My son, at the time was 10 and brought me home this puppy, I had told him I wanted only a Chihuahua to breed with my other one but she was mixed Chihuahua and Pekingese. Her name was Bongers. We ended up keeping her because my son said that when he saw her she was left all alone in the corner of the box and the mother wouldn’t let her feed.
She was a loving little thing, then one day I got so horrified when I came home from work and seen her on the floor her body stiff as could be and her one poor up in the air. I realized then she had epilepsy. She was about 1 year old then. She was such an affectionate little dog when you were sick she would come by you and stay and lick you face or hand and just lay beside you. When you would be sad and cry she would do the same thing as if she knew you were sad or in pain. It was just so said to see her go threw those caesuras. She would only come to me when she had them because she knew I would hold her tight so her back wouldn’t bend so and she look at me while her little poor would go up in the air. I took her to the Vet to see what could be done for her and he said that there is medication for her it might lessen the pain some but sooner or later she would die. We had her till her 12th year. She went through a lot with me and was always by my side to make me feel good.

Then one day I came home from work and there she was just sitting in the middle of the living room as if she was trying to tell me Mommy I waited for you to come home to say good-bye.
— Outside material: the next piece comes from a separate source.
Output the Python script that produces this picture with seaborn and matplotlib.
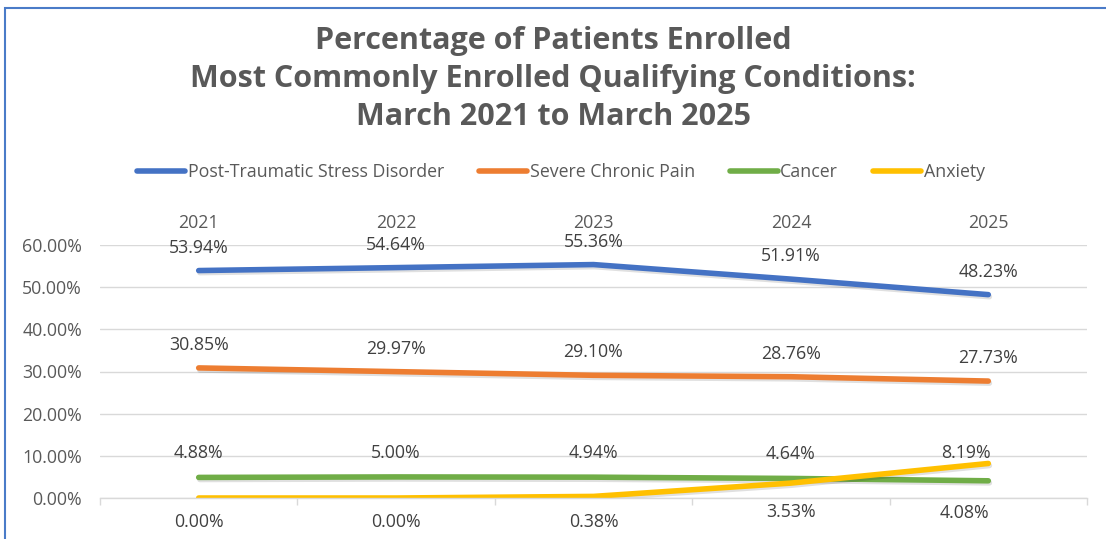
import matplotlib
matplotlib.use("Agg")
import matplotlib.pyplot as plt
import seaborn as sns
import pandas as pd
from matplotlib import patheffects as pe
from matplotlib.ticker import FuncFormatter, FixedLocator
from matplotlib.patches import Rectangle

# ---------------- data ----------------
years = ["2021", "2022", "2023", "2024", "2025"]
series_names = ["Post-Traumatic Stress Disorder", "Severe Chronic Pain", "Cancer", "Anxiety"]
ptsd = [53.94, 54.64, 55.36, 51.91, 48.23]
pain = [30.85, 29.97, 29.10, 28.76, 27.73]
cancer = [4.88, 5.00, 4.94, 4.64, 4.08]
anxiety = [0.00, 0.00, 0.38, 3.53, 8.19]
y_ticks = [0, 10, 20, 30, 40, 50, 60]
title = "Percentage of Patients Enrolled\nMost Commonly Enrolled Qualifying Conditions:\nMarch 2021 to March 2025"

# ---------------- style ----------------
colors = ["#4472C4", "#ED7D31", "#70AD47", "#FFC000"]
# label offsets in pixels (dx, dy), per series per point
label_offsets = [
    [(0, 23)] * 5,
    [(0, 23)] * 5,
    [(0, 24), (0, 24), (0, 24), (0, 24), (-24, -32)],
    [(0, -24), (0, -24), (0, -26), (0, -29), (-22, 10)],
]
text_gray = "#595959"
grid_gray = "#D9D9D9"
fs = 12.8

values = [ptsd, pain, cancer, anxiety]
rows = []
for name, vals in zip(series_names, values):
    for i, v in enumerate(vals):
        rows.append({"pos": i, "year": years[i], "series": name, "value": v})
df = pd.DataFrame(rows)

sns.set_theme(style="white")
plt.rcParams['font.family'] = ['Open Sans', 'DejaVu Sans']

W, H = 1106, 539
fig = plt.figure(figsize=(W / 100, H / 100), dpi=100)
fig.patch.set_facecolor("white")
ax = fig.add_axes([100 / W, 41 / H, 987 / W, 253 / H])

shadow = [pe.SimpleLineShadow(offset=(0.8, -1.5), alpha=0.12, shadow_color="black"), pe.Normal()]
sns.lineplot(data=df, x="pos", y="value", hue="series", hue_order=series_names,
             palette=colors, linewidth=4.0, ax=ax, legend=False, sort=False,
             path_effects=shadow, solid_capstyle="round")

ax.set_xlim(-0.5, len(years) - 0.5)
ax.set_ylim(0, 60)
ax.set_xlabel("")
ax.set_ylabel("")

# y axis
ax.yaxis.set_major_locator(FixedLocator(y_ticks))
ax.yaxis.set_major_formatter(FuncFormatter(lambda v, p: f"{v:.2f}%"))
ax.grid(axis="y", color=grid_gray, linewidth=1.0)
ax.set_axisbelow(True)
ax.tick_params(axis="y", length=0, pad=13, labelsize=fs, labelcolor=text_gray)

# x axis: category labels on top, tick marks at category boundaries at bottom
ax.set_xticks(range(len(years)))
ax.set_xticklabels(years)
ax.tick_params(axis="x", which="major", bottom=False, top=False, labelbottom=False,
               labeltop=True, pad=3, labelsize=fs, labelcolor=text_gray)
ax.set_xticks([i - 0.5 for i in range(len(years) + 1)], minor=True)
ax.tick_params(axis="x", which="minor", bottom=True, length=5, width=1, color=grid_gray)

for s in ["top", "left", "right"]:
    ax.spines[s].set_visible(False)
ax.spines["bottom"].set_color(grid_gray)
ax.spines["bottom"].set_linewidth(1.0)

# data labels
for si, vals in enumerate(values):
    for i, v in enumerate(vals):
        dx, dy = label_offsets[si][i]
        ax.annotate(f"{v:.2f}%", (i, v), xytext=(dx * 0.72, dy * 0.72),
                    textcoords="offset points", ha="center", va="center",
                    fontsize=fs, color="#404040", annotation_clip=False)

# legend
handles = [plt.Line2D([0], [0], color=c, linewidth=4.0, solid_capstyle="round") for c in colors]
fig.legend(handles, series_names, loc="center", bbox_to_anchor=(561 / W, 1 - 172 / H),
           ncol=4, frameon=False, fontsize=fs, handlelength=2.7, handletextpad=0.15,
           columnspacing=1.95, labelcolor=text_gray)

# title
fig.text(553 / W, 1 - 79 / H, title, ha="center", va="center", fontsize=22,
         fontweight="bold", color=text_gray, linespacing=1.34)

# blue frame
fig.add_artist(Rectangle((5 / W, -0.2), 1.5, (H - 8) / H + 0.2, transform=fig.transFigure,
                         fill=False, edgecolor="#4A7BC8", linewidth=1.5))

fig.savefig("out.png", dpi=100)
I new the time has come and it wasn’t going to be an easy one. She couldn’t walk at all so I put her in my arms and I told my sons that I wasn’t going to take her to the vet to let her die there she was staying here right by me and so she did. I cried and cried as she lay there stiff with her poor never going down (just as the doctor said she would die). She looked up at me one last time and it looked at though she said “don’t cry Mommy I wont be in anymore pain please don’t cry I love you and she took one last breath and that was it. I said I could never love another dog like her and now I have this big lab mixed Great Dane and still I see my Bongers and think about her all the time. As I am telling you this story about my little girl I am crying. Its 8 years now and I still love her so and miss her. There is so much more to this story but like you I would have to write a book. God Bless you Mark.